What Is Gross Base Pay?
Whether you are just starting your first job or already dreaming about retirement, learning how to read your pay stub and understand your compensation is vital to your financial well-being. Employers use a number of terms when speaking about employee paychecks, including gross base pay, net pay and overtime pay.
There can be a big difference between the gross amount your employer pays and the amount you actually see in your paycheck. The gross base pay is the amount your employer actually paid to employ you for the standard hours you worked during the pay period. Your net pay, on the other hand, is the amount left over after all taxes, health insurance premiums, retirement plan contributions and other deductions have been taken out.
If you are eligible for overtime pay, you actually have two different pay rates. Your base pay amount is the amount you make per hour of work. You should have received this hourly wage information when you were offered the job. Your overtime amount is equal to one and a half times the amount of your base pay when you work more than 40 hours in a week.
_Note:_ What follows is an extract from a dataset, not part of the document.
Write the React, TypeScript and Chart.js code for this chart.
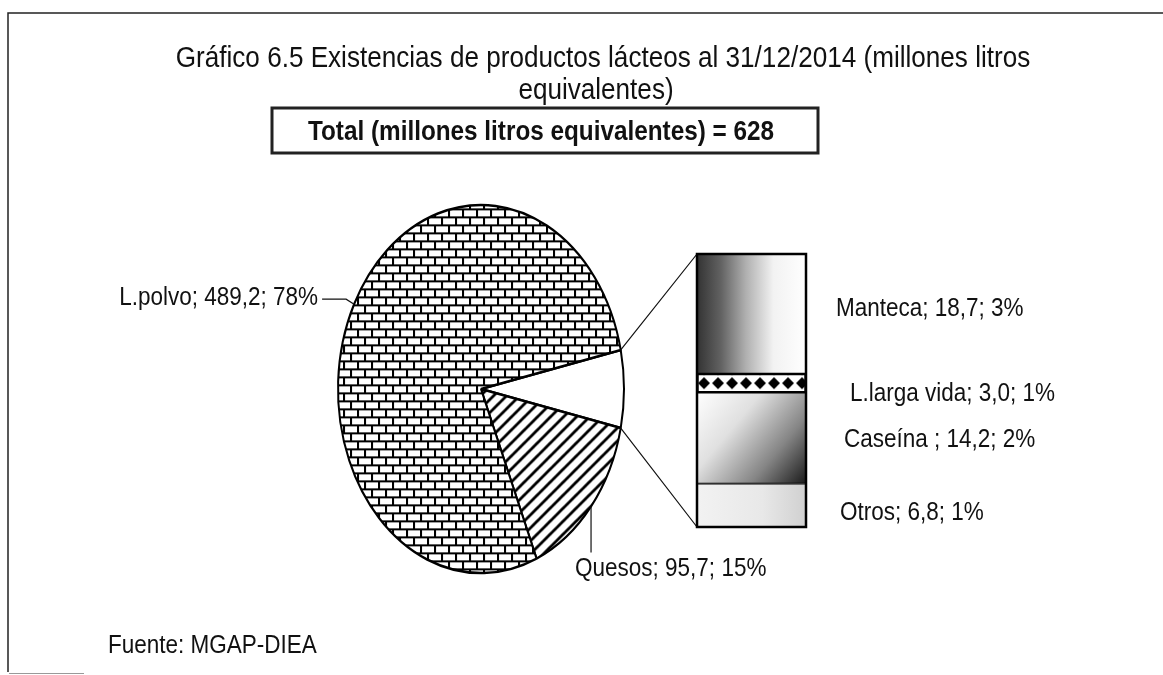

That means if your base pay is $10 per hour and your boss asks you to work 50 hours in a week, those 10 extra hours are paid at a rate of $15 per hour, while the first 40 hours are still paid at $10 per hour.
Not all employees are eligible for overtime pay. If your position is classified as exempt, that means that you are not eligible to earn overtime, even when you work more than 40 hours in a week. If your position is classified as nonexempt, your boss is required to pay you overtime when you exceed 40 hours in a week. If you are unsure which classification you fall into, ask your boss or contact your human resources representative.
You can find all of this information, including your gross base pay, hourly rate and overtime payments, on your pay stub. The pay stub you receive each payday lists your gross base pay, along with any overtime you may have received. The pay stub also gives you a breakdown of the deductions from your paycheck and the net pay amount. You can also find year-to-date earnings information for all payment categories, including gross base pay, overtime pay and net pay.